EXERCISE TASK:
Write the material out again in full, word for word. Do not include the pictures.

START

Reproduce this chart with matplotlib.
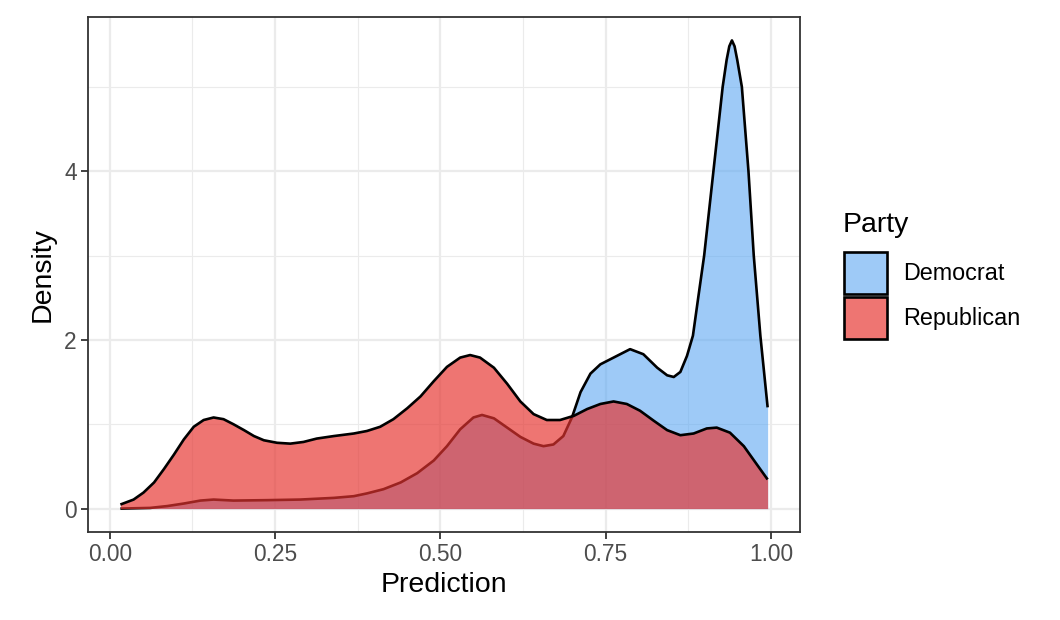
import matplotlib
matplotlib.use('Agg')
import matplotlib.pyplot as plt
from matplotlib.patches import Rectangle

# Density curves (x = prediction, y = density)
dem_x = [0.016, 0.061, 0.087, 0.112, 0.137, 0.157, 0.187, 0.238, 0.288, 0.339,
         0.369, 0.389, 0.414, 0.440, 0.465, 0.490, 0.510, 0.530, 0.550, 0.563,
         0.581, 0.601, 0.621, 0.641, 0.656, 0.671, 0.686, 0.699, 0.712, 0.727,
         0.742, 0.762, 0.787, 0.807, 0.828, 0.843, 0.853, 0.863, 0.873, 0.882,
         0.890, 0.899, 0.913, 0.927, 0.933, 0.937, 0.941, 0.945, 0.949, 0.956,
         0.966, 0.974, 0.984, 0.995]
dem_y = [0.00, 0.008, 0.03, 0.06, 0.095, 0.107, 0.095, 0.10, 0.107, 0.127,
         0.147, 0.18, 0.23, 0.31, 0.42, 0.57, 0.74, 0.94, 1.08, 1.11,
         1.07, 0.96, 0.85, 0.77, 0.74, 0.76, 0.86, 1.08, 1.38, 1.60,
         1.71, 1.79, 1.89, 1.83, 1.67, 1.58, 1.56, 1.62, 1.81, 2.05,
         2.50, 3.00, 4.00, 5.00, 5.32, 5.48, 5.55, 5.48, 5.32, 5.00,
         4.00, 3.00, 2.05, 1.20]

rep_x = [0.016, 0.036, 0.051, 0.067, 0.082, 0.097, 0.112, 0.127, 0.142, 0.157,
         0.172, 0.187, 0.203, 0.218, 0.233, 0.253, 0.273, 0.293, 0.313, 0.339,
         0.369, 0.389, 0.409, 0.429, 0.450, 0.470, 0.490, 0.510, 0.530, 0.545,
         0.560, 0.581, 0.601, 0.621, 0.641, 0.661, 0.681, 0.702, 0.722, 0.742,
         0.762, 0.782, 0.802, 0.823, 0.843, 0.863, 0.883, 0.903, 0.918, 0.938,
         0.959, 0.979, 0.995]
rep_y = [0.048, 0.107, 0.19, 0.31, 0.47, 0.64, 0.82, 0.97, 1.05, 1.08,
         1.06, 1.00, 0.93, 0.86, 0.81, 0.78, 0.77, 0.79, 0.83, 0.86,
         0.89, 0.92, 0.97, 1.06, 1.19, 1.33, 1.51, 1.68, 1.79, 1.82,
         1.79, 1.67, 1.48, 1.27, 1.12, 1.05, 1.05, 1.10, 1.18, 1.24,
         1.27, 1.24, 1.16, 1.04, 0.93, 0.87, 0.89, 0.95, 0.96, 0.90,
         0.74, 0.52, 0.345]

parties = ['Democrat', 'Republican']
fills = {'Democrat': ('#5DA8F3', 0.6), 'Republican': ('#E63430', 0.68)}

plt.rcParams['font.family'] = ['Liberation Sans', 'DejaVu Sans']

W, H = 1060, 620
fig = plt.figure(figsize=(W / 100, H / 100), dpi=100)
ax = fig.add_axes([88 / W, (H - 532) / H, (800 - 88) / W, (532 - 17) / H])

# grid (theme_bw look)
for v in [0.125, 0.375, 0.625, 0.875]:
    ax.axvline(v, color='#EBEBEB', lw=0.8, zorder=0)
for v in [1, 3, 5]:
    ax.axhline(v, color='#EBEBEB', lw=0.8, zorder=0)
for v in [0, 0.25, 0.5, 0.75, 1.0]:
    ax.axvline(v, color='#EBEBEB', lw=1.6, zorder=0)
for v in [0, 2, 4]:
    ax.axhline(v, color='#EBEBEB', lw=1.6, zorder=0)

series = {'Democrat': (dem_x, dem_y), 'Republican': (rep_x, rep_y)}
for i, p in enumerate(parties):
    xs, ys = series[p]
    col, a = fills[p]
    ax.fill_between(xs, 0, ys, color=col, alpha=a, lw=0, zorder=2 + 2 * i)
    ax.plot(xs, ys, color='black', lw=1.9, zorder=3 + 2 * i,
            solid_capstyle='butt', solid_joinstyle='round')

xmin, xmax = 0.016, 0.995
pad = (xmax - xmin) * 0.05
ax.set_xlim(xmin - pad, xmax + pad)
ymax = max(dem_y)
ax.set_ylim(-0.05 * ymax, ymax * 1.05)

ax.set_xticks([0, 0.25, 0.5, 0.75, 1.0])
ax.set_xticklabels(['0.00', '0.25', '0.50', '0.75', '1.00'])
ax.set_yticks([0, 2, 4])
ax.tick_params(direction='out', length=5, width=1.3, color='#333333',
               labelsize=16.4, labelcolor='#4D4D4D', pad=3)
for s in ax.spines.values():
    s.set_color('#333333')
    s.set_linewidth(1.3)
    s.set_zorder(10)

ax.set_xlabel('Prediction', fontsize=20.5, color='black', labelpad=4)
ax.set_ylabel('Density', fontsize=20.5, color='black', labelpad=6)

# legend drawn by hand
fig.text(843 / W, 1 - 225 / H, 'Party', fontsize=20.5, ha='left', va='center')
keys_y = [252, 297]
for p, ky in zip(parties, keys_y):
    col, a = fills[p]
    fig.add_artist(Rectangle((844 / W, 1 - (ky + 42) / H), 43 / W, 42 / H,
                             transform=fig.transFigure, facecolor=col, alpha=a,
                             edgecolor='none'))
    fig.add_artist(Rectangle((844 / W, 1 - (ky + 42) / H), 43 / W, 42 / H,
                             transform=fig.transFigure, facecolor='none',
                             edgecolor='black', lw=1.9))
    fig.text(903 / W, 1 - (ky + 21) / H, p, fontsize=16.8, ha='left', va='center')

fig.savefig('out.png', dpi=100, facecolor='white')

END

TASK SOLUTION:
Reproduce this chart with matplotlib.
import matplotlib
matplotlib.use('Agg')
import matplotlib.pyplot as plt
from matplotlib.patches import Rectangle

# Density curves (x = prediction, y = density)
dem_x = [0.016, 0.061, 0.087, 0.112, 0.137, 0.157, 0.187, 0.238, 0.288, 0.339,
         0.369, 0.389, 0.414, 0.440, 0.465, 0.490, 0.510, 0.530, 0.550, 0.563,
         0.581, 0.601, 0.621, 0.641, 0.656, 0.671, 0.686, 0.699, 0.712, 0.727,
         0.742, 0.762, 0.787, 0.807, 0.828, 0.843, 0.853, 0.863, 0.873, 0.882,
         0.890, 0.899, 0.913, 0.927, 0.933, 0.937, 0.941, 0.945, 0.949, 0.956,
         0.966, 0.974, 0.984, 0.995]
dem_y = [0.00, 0.008, 0.03, 0.06, 0.095, 0.107, 0.095, 0.10, 0.107, 0.127,
         0.147, 0.18, 0.23, 0.31, 0.42, 0.57, 0.74, 0.94, 1.08, 1.11,
         1.07, 0.96, 0.85, 0.77, 0.74, 0.76, 0.86, 1.08, 1.38, 1.60,
         1.71, 1.79, 1.89, 1.83, 1.67, 1.58, 1.56, 1.62, 1.81, 2.05,
         2.50, 3.00, 4.00, 5.00, 5.32, 5.48, 5.55, 5.48, 5.32, 5.00,
         4.00, 3.00, 2.05, 1.20]

rep_x = [0.016, 0.036, 0.051, 0.067, 0.082, 0.097, 0.112, 0.127, 0.142, 0.157,
         0.172, 0.187, 0.203, 0.218, 0.233, 0.253, 0.273, 0.293, 0.313, 0.339,
         0.369, 0.389, 0.409, 0.429, 0.450, 0.470, 0.490, 0.510, 0.530, 0.545,
         0.560, 0.581, 0.601, 0.621, 0.641, 0.661, 0.681, 0.702, 0.722, 0.742,
         0.762, 0.782, 0.802, 0.823, 0.843, 0.863, 0.883, 0.903, 0.918, 0.938,
         0.959, 0.979, 0.995]
rep_y = [0.048, 0.107, 0.19, 0.31, 0.47, 0.64, 0.82, 0.97, 1.05, 1.08,
         1.06, 1.00, 0.93, 0.86, 0.81, 0.78, 0.77, 0.79, 0.83, 0.86,
         0.89, 0.92, 0.97, 1.06, 1.19, 1.33, 1.51, 1.68, 1.79, 1.82,
         1.79, 1.67, 1.48, 1.27, 1.12, 1.05, 1.05, 1.10, 1.18, 1.24,
         1.27, 1.24, 1.16, 1.04, 0.93, 0.87, 0.89, 0.95, 0.96, 0.90,
         0.74, 0.52, 0.345]

parties = ['Democrat', 'Republican']
fills = {'Democrat': ('#5DA8F3', 0.6), 'Republican': ('#E63430', 0.68)}

plt.rcParams['font.family'] = ['Liberation Sans', 'DejaVu Sans']

W, H = 1060, 620
fig = plt.figure(figsize=(W / 100, H / 100), dpi=100)
ax = fig.add_axes([88 / W, (H - 532) / H, (800 - 88) / W, (532 - 17) / H])

# grid (theme_bw look)
for v in [0.125, 0.375, 0.625, 0.875]:
    ax.axvline(v, color='#EBEBEB', lw=0.8, zorder=0)
for v in [1, 3, 5]:
    ax.axhline(v, color='#EBEBEB', lw=0.8, zorder=0)
for v in [0, 0.25, 0.5, 0.75, 1.0]:
    ax.axvline(v, color='#EBEBEB', lw=1.6, zorder=0)
for v in [0, 2, 4]:
    ax.axhline(v, color='#EBEBEB', lw=1.6, zorder=0)

series = {'Democrat': (dem_x, dem_y), 'Republican': (rep_x, rep_y)}
for i, p in enumerate(parties):
    xs, ys = series[p]
    col, a = fills[p]
    ax.fill_between(xs, 0, ys, color=col, alpha=a, lw=0, zorder=2 + 2 * i)
    ax.plot(xs, ys, color='black', lw=1.9, zorder=3 + 2 * i,
            solid_capstyle='butt', solid_joinstyle='round')

xmin, xmax = 0.016, 0.995
pad = (xmax - xmin) * 0.05
ax.set_xlim(xmin - pad, xmax + pad)
ymax = max(dem_y)
ax.set_ylim(-0.05 * ymax, ymax * 1.05)

ax.set_xticks([0, 0.25, 0.5, 0.75, 1.0])
ax.set_xticklabels(['0.00', '0.25', '0.50', '0.75', '1.00'])
ax.set_yticks([0, 2, 4])
ax.tick_params(direction='out', length=5, width=1.3, color='#333333',
               labelsize=16.4, labelcolor='#4D4D4D', pad=3)
for s in ax.spines.values():
    s.set_color('#333333')
    s.set_linewidth(1.3)
    s.set_zorder(10)

ax.set_xlabel('Prediction', fontsize=20.5, color='black', labelpad=4)
ax.set_ylabel('Density', fontsize=20.5, color='black', labelpad=6)

# legend drawn by hand
fig.text(843 / W, 1 - 225 / H, 'Party', fontsize=20.5, ha='left', va='center')
keys_y = [252, 297]
for p, ky in zip(parties, keys_y):
    col, a = fills[p]
    fig.add_artist(Rectangle((844 / W, 1 - (ky + 42) / H), 43 / W, 42 / H,
                             transform=fig.transFigure, facecolor=col, alpha=a,
                             edgecolor='none'))
    fig.add_artist(Rectangle((844 / W, 1 - (ky + 42) / H), 43 / W, 42 / H,
                             transform=fig.transFigure, facecolor='none',
                             edgecolor='black', lw=1.9))
    fig.text(903 / W, 1 - (ky + 21) / H, p, fontsize=16.8, ha='left', va='center')

fig.savefig('out.png', dpi=100, facecolor='white')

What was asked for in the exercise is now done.